Slash and burn is a forestry technique that involves cutting down trees and shrubs on a large swath of land, allowing them to dry, and then setting a fire. It is a rapid and effective method for clearing a chunk of land, typically with the intention of converting it to agricultural use. This land clearing method is also cited as a leading cause of deforestation worldwide, since it is extremely destructive when it is not practiced sustainably.
Although many people think of Amazonian forests when they visualize slash and burn, the practice is actually widespread around the world and quite old. Humans have been using fire to clear land for thousands of years, although early methods were practiced on a much smaller scale. Many European forests bear evidence of former slash and burn practices, and it is not uncommon in Africa and Australia as well.
When slash and burn is practiced on a small scale with the environment in mind, it is not terribly harmful. The cleared land experiences a brief burst in fertility, thanks to the large amount of biomass which was burned, and it is farmed for a few seasons before being allowed to return to the forest. If the technique is practiced on a very slow rotation, with several decades between each episode of burning, it can actually be healthy for the forest, allowing new growth to establish itself and replenish the soil.
However, more typically, slash and burn agriculture completely strips the earth, contributing to erosion and ultimate environmental collapse in the area that has been treated. Instead of taking a few years to recover, the land may take many decades to return to former levels of fertility, and nonnative species may establish themselves in the meantime, choking out more slow growing native trees and plants. It also strips animals of habitat, and it can contribute to poor air quality when practiced on a large scale, as it is in the Amazon.
Typically, before executing a burn, economically useful trees and plants will be removed. The remaining brush and junk trees are loosely piled to form large bonfires that may burn for weeks before the dried fuel is exhausted. Large scale slash and burnis actually visible from space, and many environmental activists show photographs of the technique being practiced in the Amazon when they are trying to convince people that the practice is dangerous and unsustainable.
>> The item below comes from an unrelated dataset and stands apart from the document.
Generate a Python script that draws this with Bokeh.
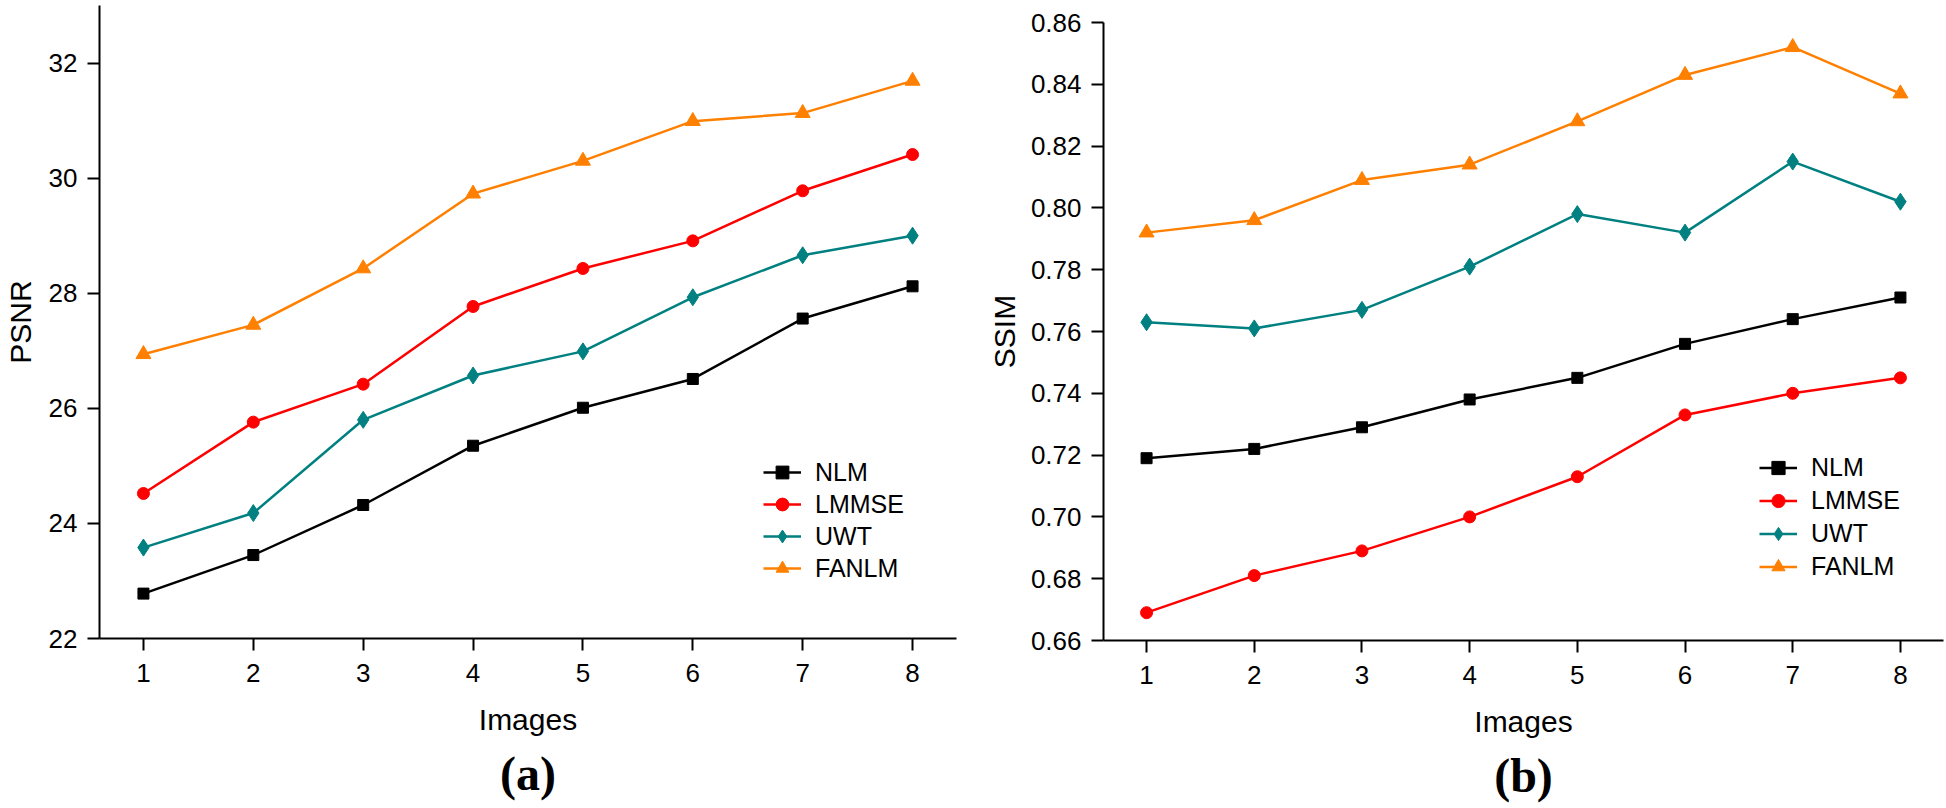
from bokeh.plotting import figure
from bokeh.models import FixedTicker, NumeralTickFormatter, Legend, LegendItem, Title, Range1d
from bokeh.layouts import row, column
from bokeh.embed import file_html
from bokeh.resources import INLINE

images = [1, 2, 3, 4, 5, 6, 7, 8]
series_names = ["NLM", "LMMSE", "UWT", "FANLM"]

psnr_nlm = [22.78, 23.45, 24.32, 25.35, 26.01, 26.51, 27.56, 28.12]
psnr_lmmse = [24.52, 25.76, 26.42, 27.77, 28.43, 28.91, 29.78, 30.41]
psnr_uwt = [23.58, 24.18, 25.80, 26.57, 26.99, 27.93, 28.66, 29.00]
psnr_fanlm = [26.94, 27.45, 28.43, 29.73, 30.30, 30.99, 31.13, 31.69]

ssim_nlm = [0.719, 0.722, 0.729, 0.738, 0.745, 0.756, 0.764, 0.771]
ssim_lmmse = [0.669, 0.681, 0.689, 0.700, 0.713, 0.733, 0.740, 0.745]
ssim_uwt = [0.763, 0.761, 0.767, 0.781, 0.798, 0.792, 0.815, 0.802]
ssim_fanlm = [0.792, 0.796, 0.809, 0.814, 0.828, 0.843, 0.852, 0.837]

psnr_ticks = [22, 24, 26, 28, 30, 32]
ssim_ticks = [0.66, 0.68, 0.70, 0.72, 0.74, 0.76, 0.78, 0.80, 0.82, 0.84, 0.86]

colors = {"NLM": "#000000", "LMMSE": "#FF0000", "UWT": "#008080", "FANLM": "#FF8000"}
markers = {"NLM": "square", "LMMSE": "circle", "UWT": "diamond", "FANLM": "triangle"}
msizes = {"NLM": 11, "LMMSE": 12, "UWT": 17, "FANLM": 15}

FONT = "Liberation Sans"


def make_panel(series, yticks, yrange, ylabel, fmt, tag, width, height, borders,
               legend_loc, glyph_h, ylabel_standoff):
    p = figure(width=width, height=height, output_backend="svg", toolbar_location=None,
               x_range=Range1d(0.6, 8.4), y_range=Range1d(*yrange),
               min_border_left=borders[0], min_border_right=borders[1],
               min_border_top=borders[2], min_border_bottom=borders[3])
    p.outline_line_color = None
    p.xgrid.visible = False
    p.ygrid.visible = False
    p.background_fill_color = "white"
    p.border_fill_color = "white"

    items = []
    for name, ys in zip(series_names, series):
        lr = p.line(images, ys, line_color=colors[name], line_width=2.5)
        sr = p.scatter(images, ys, marker=markers[name], size=msizes[name],
                       fill_color=colors[name], line_color=colors[name])
        items.append(LegendItem(label=name, renderers=[lr, sr]))

    for ax in (p.xaxis[0], p.yaxis[0]):
        ax.axis_line_width = 2
        ax.axis_line_color = "black"
        ax.major_tick_line_width = 2
        ax.major_tick_line_color = "black"
        ax.major_tick_out = 12
        ax.major_tick_in = 0
        ax.minor_tick_out = 0
        ax.minor_tick_in = 0
        ax.major_label_text_font = FONT
        ax.major_label_text_font_size = "26px"
        ax.major_label_text_color = "black"
        ax.axis_label_text_font = FONT
        ax.axis_label_text_font_size = "30px"
        ax.axis_label_text_font_style = "normal"
        ax.axis_label_text_color = "black"

    p.xaxis.ticker = FixedTicker(ticks=images)
    p.xaxis.axis_label = "Images"
    p.xaxis.major_label_standoff = 13
    p.xaxis.axis_label_standoff = 18
    p.yaxis.ticker = FixedTicker(ticks=yticks)
    p.yaxis.formatter = NumeralTickFormatter(format=fmt)
    p.yaxis.axis_label = ylabel
    p.yaxis.major_label_standoff = 10
    p.yaxis.axis_label_standoff = ylabel_standoff

    legend = Legend(items=items, location=legend_loc, padding=0, margin=0, spacing=0,
                    glyph_width=38, glyph_height=glyph_h, label_standoff=14,
                    label_height=glyph_h,
                    label_text_font=FONT, label_text_font_size="25px",
                    label_text_color="black", border_line_alpha=0,
                    background_fill_alpha=0)
    p.add_layout(legend)

    p.add_layout(Title(text=tag, align="center", text_font="Liberation Serif",
                       text_font_size="48px", text_font_style="bold",
                       text_color="black", standoff=12), "below")
    return p


left = make_panel([psnr_nlm, psnr_lmmse, psnr_uwt, psnr_fanlm], psnr_ticks, (22, 33),
                  "PSNR", "0", "(a)", 984, 808, (95, 28, 5, 170), (664, 54), 32, 9)
right = make_panel([ssim_nlm, ssim_lmmse, ssim_uwt, ssim_fanlm], ssim_ticks, (0.66, 0.86),
                   "SSIM", "0.00", "(b)", 962, 808, (116, 3, 22, 168), (656, 57), 33, 7)

layout = row(column(left), column(right))
open("out.html", "w").write(file_html(layout, INLINE))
People who are opposed to this form of agriculture have worked to promote alternatives to the practice, ranging from encouraging people to grow crops under the cover of the rainforest to promoting a vegetarian diet so that land in South America does not need to be cleared for cattle. There has also been a growing focus on the intrinsic economic value of forests as sources of new medicine, tourist revenue, and living space for animals and humans alike.